Borderwallapalooza — that’s the name of an event that vigilantes on the Southern Arizona border are planning for Fourth of July weekend in a national refuge, which seems to be legal as long as it stays on federal land within 60 feet of the border.
The small group of men recently were camping along the border wall near Sasabe. They are promoting what they’re calling a “social gathering to bring awareness to the exploitation of trafficked immigrant children,” in Buenos Aires National Wildlife Refuge, from July 1-4.
The men, some of whom were recently written about in the New York Times, promote QAnon and a number of other conspiracy theories.
A website dedicated to the event says musicians and vendors are to be announced and that attendees should bring “anything you would want to be comfortable to camp out.”
“It’s official please help get it out so we can raise as much awareness as we can and get a few thousand people here to shine light on these kids that are being trafficed (sic) through the border,” an organizer posted on social media.
The place where the men had been camped, before recently leaving but saying they would be back, is in the refuge but actually on the Roosevelt Reservation, federal land that runs along much of the U.S.-Mexico border.
Camping is allowed on most federal lands as long as it “does not conflict with other authorized uses or in areas posted ‘closed to camping,’” according to the Bureau of Land Management.
Although Buenos Aires National Wildlife Refuge laws and regulations say people are only allowed to camp in designated spots, both the BLM and the U.S. Fish and Wildlife Service, which oversees the refuge, said the 60-foot-wide strip of land along the border in the refuge is managed under jurisdiction of U.S. Customs and Border Protection.

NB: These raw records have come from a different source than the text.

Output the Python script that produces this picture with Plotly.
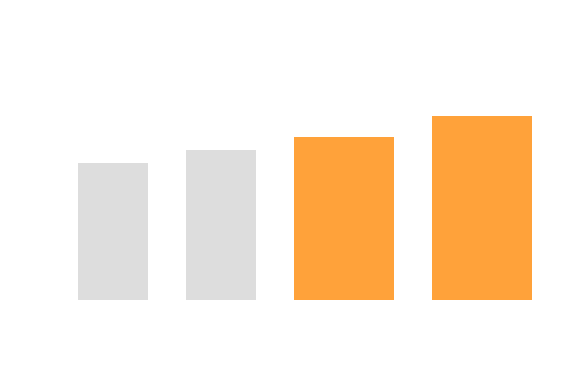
import plotly.graph_objects as go

categories = ["A", "B", "C", "D"]
values = [74.5, 81.5, 88.6, 100.0]
highlight = [False, False, True, True]

# layout helpers (styles / geometry, not data)
bar_widths = [0.7 if not h else 1.0 for h in highlight]
gap = 0.38
centers = []
pos = 0.0
for w in bar_widths:
    centers.append(pos + w / 2)
    pos += w + gap

colors = ["#ffa23a" if h else "#dddddd" for h in highlight]

fig = go.Figure(
    go.Bar(
        x=centers,
        y=values,
        width=bar_widths,
        marker=dict(color=colors, line=dict(width=0)),
        text=categories,
        textposition="none",
        hoverinfo="skip",
    )
)

px_per_x = 100.0
px_per_y = 1.84
left_px = 70   # page adds an 8px body margin
base_px = 292
fig.update_layout(
    width=572,
    height=388,
    margin=dict(l=0, r=0, t=0, b=0),
    paper_bgcolor="white",
    plot_bgcolor="white",
    showlegend=False,
    xaxis=dict(visible=False, range=[-left_px / px_per_x, (572 - left_px) / px_per_x]),
    yaxis=dict(visible=False, range=[-(388 - base_px) / px_per_y, base_px / px_per_y]),
)

fig.write_html("out.html")
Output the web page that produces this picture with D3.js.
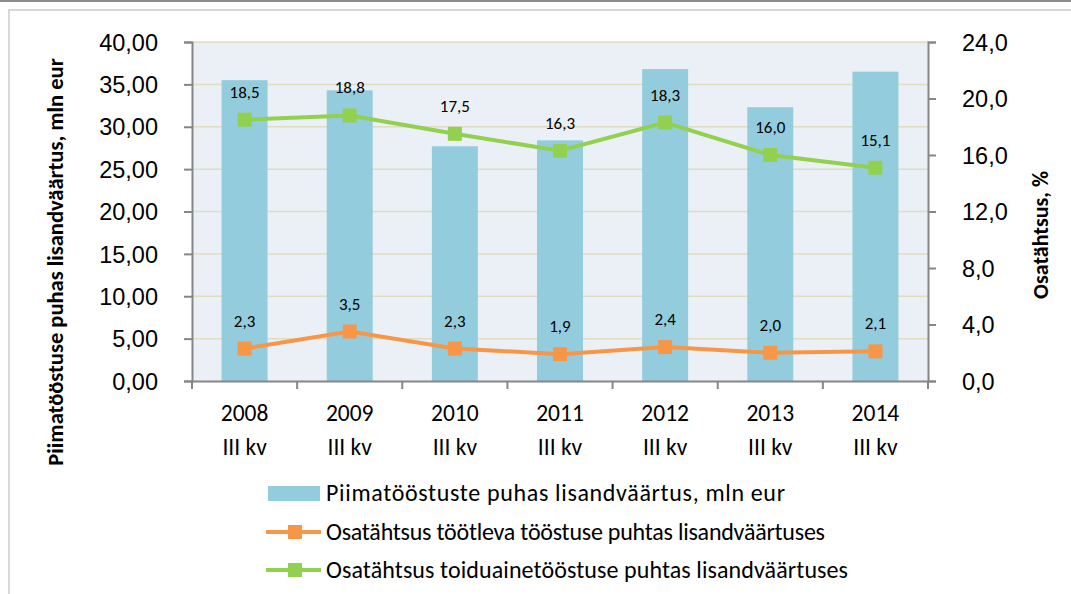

Customs and Border Protection would only say it is aware of the event, along with a boilerplate response that it “encourages” people planning activities in remote areas or locations where illegal cross-border activity occurs to let CBP know what they’re doing.
Certain types of interactions with migrants could result in prosecution, the agency said, such as “providing transportation or other assistance to migrants that may be viewed as furtherance of illegal entry.”
Videos posted on social media show the men talking to migrants who crossed the border through a gap in the wall where the men were camping. The men speak with authority in the videos to groups that are mostly children and teens. Often knowing only a few words in Spanish, the men tell the migrants to speak into the camera and to give their name, age, country of origin, the state they’re traveling to and the phone number of their U.S. sponsor. They tell children wearing masks to remove them.
Most migrants intending to seek asylum have a family member or friend in the U.S. who becomes their sponsor when they enter the country.
Humanitarian aid workers say the men have collected hundreds of these phone numbers and they are concerned what they plan to do with the information.
The men were calling Border Patrol after collecting information from the migrants and sometimes giving them food, bibles and other small items.
In the past, humanitarian aid workers have been arrested and prosecuted for various crimes they were later acquitted of after providing migrants with supplies such as blankets and water.
Whether what the men are doing is legal is a complicated question, said Guadalupe Correa-Cabrera, a professor at George Mason University, whose areas of expertise include Mexico-U.S. relations, organized crime, border security and human trafficking.
The legality of asking questions of and publicizing the personal information of vulnerable children would be a question for the courts, she said.
“I have the right to ask questions of other people, and you have the right to respond or not,” Correa-Cabrera said. “But they are doing this with children who are in a vulnerable situation, who are asylum seekers, and that makes the decision in this regard, or the analysis, much more complex.”
Also, publicizing that personal information when there is a portion of the population with anti-immigrant sentiments could put the children and sponsors at risk, she said.
As far as whether children coming across the border are being sex trafficked, which is what the men claim, Correa-Cabrera said that is a concern though there hasn’t been enough research done to produce evidence.
Typically when migrant children go to a sponsor in the U.S., post-relief services are provided for a short period of time and then there’s no follow-up, she said.
“There’s not a very transparent mechanism to prevent trafficking,” Correa-Cabrera said.
Researching and dealing with trafficking of minors should not be done by people who don’t have the training and tools to do that work without victimizing the minors, she said.